Fig. 6.23. Cutting by grinding tool: 1 – abrasive grain; 2 – bond (matrix); 3 – pore; 4 – blank

 

Fireclay, water glass, quartzite (non-organic substances) and bakelite, rubber, phenol-formaldehyde resins (organic substances) and other substances are used as a bond.

A distinguishing feature of grinding machines is a rotative abrasive tool.
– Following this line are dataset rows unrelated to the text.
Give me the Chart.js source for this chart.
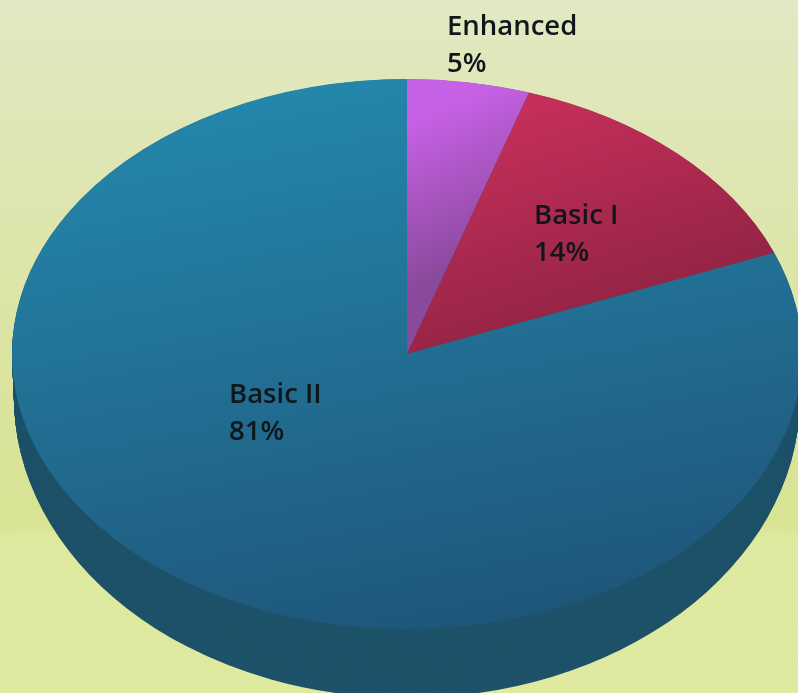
<!DOCTYPE html>
<html lang="en">
<head>
    <meta charset="UTF-8">
    <title>Pie chart</title>
    <style>
        * { box-sizing: border-box; margin: 0; padding: 0; }
        html, body { width: 798px; height: 693px; overflow: hidden; }
        body {
            background:
                radial-gradient(ellipse 1500px 176px at 400px 695px, #dfeaa0 0, #dee9a0 94%, rgba(222,233,160,0) 100%),
                linear-gradient(180deg, #e2e8c2 0, #dde5aa 260px, #d8e393 520px, #d8e393 693px);
        }
        canvas { display: block; filter: blur(0.6px); }
    </style>
</head>
<body>
<canvas id="pie" width="798" height="693"></canvas>
<script src="https://cdn.jsdelivr.net/npm/chart.js"></script>
<script>
    const categories = ['Enhanced', 'Basic I', 'Basic II'];
    const shares = [5, 14, 81];

    // light and dark end of each slice's sheen
    const lightColors = ['#c660e4', '#c72f5b', '#2487ab'];
    const darkColors = ['#8a4a9c', '#8a2240', '#1e5478'];
    const sideColor = '#1e5269';

    // the picture's pie: top face, and the slightly larger ellipse the wall ends on
    const pieX = 407, pieY = 354, pieRx = 395, pieRy = 275;
    const footY = 398, footRx = 393, footRy = 300, wallSteps = 60;

    // sheen direction per slice, in page pixels
    const sheen = [[430, 115, 540, 230], [490, 110, 650, 345], [300, 80, 520, 640]];
    const labelSpots = [[447, 35], [534, 224], [229, 403]];
    const lineGap = 37;

    function tilt(ctx, arc, cy, rx, ry) {
        ctx.translate(pieX, cy);
        ctx.scale(rx / arc.outerRadius, ry / arc.outerRadius);
        ctx.translate(-arc.x, -arc.y);
    }

    const tiltedPie = {
        id: 'tiltedPie',
        beforeDatasetsDraw(chart) {
            const ctx = chart.ctx;
            const arcs = chart.getDatasetMeta(0).data;
            // side wall: the slices stacked from the foot up to the top face
            arcs.forEach(arc => {
                const wall = Object.create(arc);
                wall.options = { ...arc.options, backgroundColor: sideColor };
                for (let s = wallSteps; s > 0; s--) {
                    const t = s / wallSteps;
                    ctx.save();
                    tilt(ctx, arc, pieY + (footY - pieY) * t, pieRx + (footRx - pieRx) * t, pieRy + (footRy - pieRy) * t);
                    wall.draw(ctx);
                    ctx.restore();
                }
            });
            ctx.save();
            tilt(ctx, arcs[0], pieY, pieRx, pieRy);
        },
        afterDatasetsDraw(chart) {
            const ctx = chart.ctx;
            ctx.restore();
            ctx.save();
            ctx.font = '600 27.5px "Open Sans"';
            ctx.fillStyle = '#0f171a';
            ctx.textAlign = 'left';
            ctx.textBaseline = 'alphabetic';
            categories.forEach((name, i) => {
                ctx.fillText(name, labelSpots[i][0], labelSpots[i][1]);
                ctx.fillText(shares[i] + '%', labelSpots[i][0], labelSpots[i][1] + lineGap);
            });
            ctx.restore();
        }
    };

    new Chart(document.getElementById('pie'), {
        type: 'pie',
        data: {
            labels: categories,
            datasets: [{
                data: shares,
                borderWidth: 0,
                clip: false,
                backgroundColor(c) {
                    const i = c.dataIndex;
                    const area = c.chart.chartArea;
                    if (!area) return lightColors[i];
                    // same centre and radius the pie gets, mapped back from page pixels
                    const r = Math.min(area.width, area.height) / 2;
                    const cx = (area.left + area.right) / 2;
                    const cy = (area.top + area.bottom) / 2;
                    const mapX = x => cx + (x - pieX) * r / pieRx;
                    const mapY = y => cy + (y - pieY) * r / pieRy;
                    const g = c.chart.ctx.createLinearGradient(mapX(sheen[i][0]), mapY(sheen[i][1]), mapX(sheen[i][2]), mapY(sheen[i][3]));
                    g.addColorStop(0, lightColors[i]);
                    g.addColorStop(1, darkColors[i]);
                    return g;
                }
            }]
        },
        options: {
            responsive: false,
            animation: false,
            layout: { padding: 0 },
            plugins: { legend: { display: false }, tooltip: { enabled: false } }
        },
        plugins: [tiltedPie]
    });
</script>
</body>
</html>
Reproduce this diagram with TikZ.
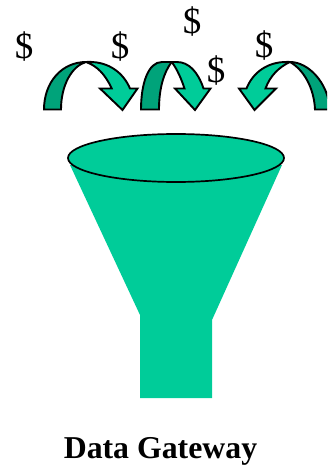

This group of machines is employed chiefly in finish machining operations accomplished by removing layers of metal from the work surface with an accuracy that may reach tenths of a micron and producing a very high class of surface finish.

Grinding machines handle workpieces that have been previously machined, in the most cases, in other types of machine tools, leaving a small grinding allowance of magnitude depending upon the required class of accuracy, size of the work and the proceeding machining operations to which it has been subjected.

Operations efficiently performed by grinding machine include:

-roughing and cutting off blanks;

- precise machining of flat surfaces, surfaces of revolution, profiles of gear teeth, thread and other helical surfaces, contoured surfaces, etc.;

- sharpening of all types of cutting tools.

Cylindrical grinding machines (Fig. 6.24 a, b, c) are intended for grinding external cylindrical and tapered surfaces. The primary cutting motion is a grinding wheel rotation V_d. The auxiliary cutting motion is a workpiece rotation V_d. The longitudinal feed motion S_L is a work motion and infeed traverse motion S_t is the periodic crosswise tool motion D is diameter of a workpiece, t is thickness of removed metal.

Internal grinding machines are intended for grinding cylindrical (Fig.6.24d) and tapered holes. The end faces of the workpiece are usually ground in these machines as well.

In addition to the primary cutting motion of the grinding wheel rotation V_w internal grinders of the chucking type have the following working motions:

- work revolution V_p;

- longitudinal motion (the reciprocating motion of the work or grinding wheel) S_L;

- set-up - infeed motion (the periodic crosswise motion of the wheel (wheel head) S_t.

In the planetary-type internal grinders (Fig. 6.24e), designed for finishing holes in workpieces of irregular shape, or large heavy workpieces, work rotation is replaced by rotation of the axis of grinding wheel in a circle about the axis of the hole being ground V_w.p.. The longitudinal motion S_L is obtained by reciprocation of either the grinding wheel or work table, on which the work is clamped.

Fig. 6.24. Basic grinding operations: a, b, c, i – grinding of external cylindrical and tapered surfaces;

d, e – grinding of internal surfaces; f, g, h, j – grinding of flat surfaces; 1, 2 – abrasive disks;

3 – support (blade)

 

Today the most widely used types of surface grinders at the present time are the following: horizontal-spindle reciprocating-table grinders (Fig. 6.24f); vertical-spindle reciprocating-table grinders (Fig. 6.24g); horizontal-spindle rotary-table grinders (Fig. 6.24h); vertical-spindle rotary-table grinders (Fig. 6.24j).

In respect to the kind of surface they can grind, centreless grinders are classified as external (Fig. 6.24i) and internal centreless grinders. Workpiece is supported in the external centreless grinder on work-rest blade 3 and between grinding wheel 1 and regulating wheel 2. The grinding wheel rotates at a peripheral speed of 30 to 40 m per second and removes the grinding allowance from the work-piece. The regulating wheel rotates at a peripheral speed of 10 to 50 m per minute. It imparts both rotation and axial motion to the workpiece.

In the internal centreless grinder a work-piece is rotated between support roll, pressure roll and regulating roll, and is grounded by grinding wheel.